What I did notice though, was how much happier Nelson was, but I don't think it was because of the "Saddle" but the proper saddle fit. It was a pleasure being around someone of his expertise and knowledge. 

He has Demo Saddles - give him a shout and even if he can't help you I am sure he can direct you to a County Saddler in your area. You'll have to try one out yourself  Then you can decipher whether it is the right one or not for you and your Poneh.


----------



## MyBoyPuck (Mar 27, 2009)

I'll give you friend a call. The thought of having a saddle that I know fits Puck gives me warm fuzzies. I found one lower priced saddle that seems to fit both of us, but it won't be available in my size until September since it's a new model.
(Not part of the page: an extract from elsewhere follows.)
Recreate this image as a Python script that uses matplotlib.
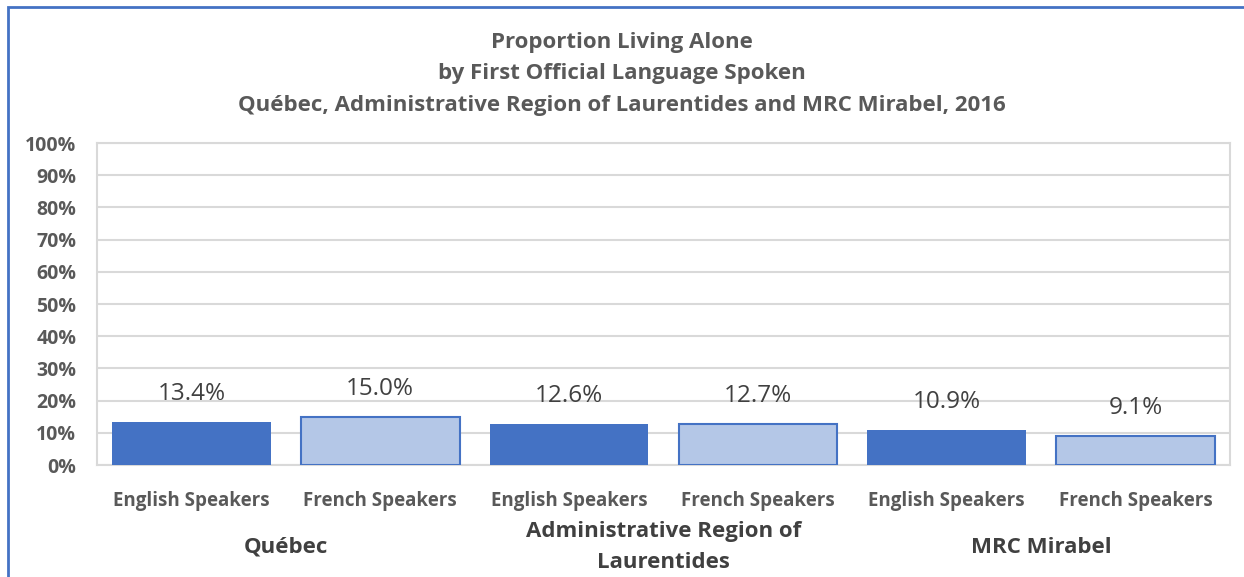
import numpy as np
import matplotlib.pyplot as plt
from matplotlib.patches import Rectangle
from matplotlib.ticker import MultipleLocator, PercentFormatter

speakers = ['English Speakers', 'French Speakers'] * 3
regions = ['Québec', 'Administrative Region of\nLaurentides', 'MRC Mirabel']
values = [13.4, 15.0, 12.6, 12.7, 10.9, 9.1]
title_lines = ['Proportion Living Alone',
               'by First Official Language Spoken',
               'Québec, Administrative Region of Laurentides and MRC Mirabel, 2016']

DARK = '#4472C4'
LIGHT = '#B4C7E7'
GREY = '#595959'

plt.rcParams['font.family'] = ['Open Sans', 'DejaVu Sans']

fig = plt.figure(figsize=(12.44, 5.77), dpi=100)
ax = fig.add_axes([0.078, 0.194, 0.9107, 0.558])

x = np.arange(len(values))
colors = [DARK if i % 2 == 0 else LIGHT for i in range(len(values))]
lws = [0 if i % 2 == 0 else 1.5 for i in range(len(values))]
bars = ax.bar(x, values, width=0.84, color=colors, edgecolor=DARK, linewidth=lws, zorder=3)

for b, v in zip(bars, values):
  ax.annotate(f'{v:.1f}%', (b.get_x() + b.get_width() / 2, v), xytext=(0, 28),
              textcoords='offset pixels', ha='center', va='center',
              fontsize=17.5, color='#404040', zorder=4)

ax.set_xlim(-0.5, len(values) - 0.5)
ax.set_ylim(0, 100)
ax.yaxis.set_major_locator(MultipleLocator(10))
ax.yaxis.set_major_formatter(PercentFormatter(decimals=0))
ax.grid(axis='y', color='#D9D9D9', linewidth=1.5, zorder=0)
for s in ax.spines.values():
  s.set_color('#D9D9D9')
  s.set_linewidth(1.5)
ax.tick_params(axis='both', length=0, colors=GREY)
ax.tick_params(axis='y', labelsize=14, pad=15)
ax.tick_params(axis='x', labelsize=13.5, pad=19)
for lab in ax.get_yticklabels():
  lab.set_fontweight('bold')

ax.set_xticks(x)
ax.set_xticklabels(speakers, fontweight='bold', color=GREY)

# region names under each pair of bars
tr = ax.get_xaxis_transform()
for i, r in enumerate(regions):
  ax.text(2 * i + 0.5, -0.255, r, transform=tr, ha='center', va='center',
          fontsize=16, fontweight='bold', color='#404040', linespacing=1.65)

for line, y in zip(title_lines, [0.927, 0.873, 0.818]):
  fig.text(0.5, y, line, ha='center', va='center', fontsize=16,
           fontweight='bold', color=GREY)

fig.patches.append(Rectangle((8 / 1244, -0.1), 1.2, 1.1 - 7 / 577, transform=fig.transFigure,
                             fill=False, edgecolor=DARK, linewidth=2))

fig.savefig('out.png', dpi=100)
If nothing else it gives me time to check out the custom route.


----------



## Delfina (Feb 12, 2010)

I have a County saddle.



MyBoyPuck said:


> Do angels sing and rainbows shoot down from the heavens?


Uh no, but I haven't flopped out of it yet despite my horse's best efforts to unseat me, so that's a good thing. :wink: It obviously does not impede her bucking ability! 

I really like mine, fits me perfectly and it's in amazing shape for being an older saddle, it's previous owner did take good care of it though. My trainer really likes County saddles and was thrilled to see I have one that fits both myself and my horse.


----------



## MIEventer (Feb 15, 2009)

It can't hurt to contact him either Phone or E-mail. Just see what he has to say.


----------



## kitten_Val (Apr 25, 2007)

MyBoyPuck said:


> Have you ridden in one? Do angels sing and rainbows shoot down from the heavens?


MBP, you just can NOT be that naive! :lol: Doesn't matter what reviews and people say it still may be uncomfortable for you (or the horse of course). I tried $5K Butet and it felt horrible under my butt even though high-end jumpers/hunters around here use it and love it and sing about it.

But on serious note I've heard those are nice saddles and if you really want to try one look for the place, which does trials. At least you can return it if it's not for you.


----------



## chestnutponies (Jun 3, 2010)

Their fitters are not all alike. I know of someone who ordered one last year and has had multiple issues and the fees for the fitter to come out each and every time are making it close to a $5000 saddle. If you cannot try the exact model, I personally wouldn't buy. But I learned this lesson the hard way with my own custom saddle nightmare. :-(


----------



## MyBoyPuck (Mar 27, 2009)

chestnutponies said:


> Their fitters are not all alike. I know of someone who ordered one last year and has had multiple issues and the fees for the fitter to come out each and every time are making it close to a $5000 saddle. If you cannot try the exact model, I personally wouldn't buy. But I learned this lesson the hard way with my own custom saddle nightmare. :-(


That's pretty much what I'm worried about. This would be a one shot deal financially. It's a big enough splurge to buy a custom saddle in the first place. Extra saddle adjustments are not in the cards for me. Puck is very uneven in his shoulders and would benefit greatly from a saddle that fits him to a tee. It's his back and hopefully we're going to be together for a long time, so the more comfy I can keep him the better.


----------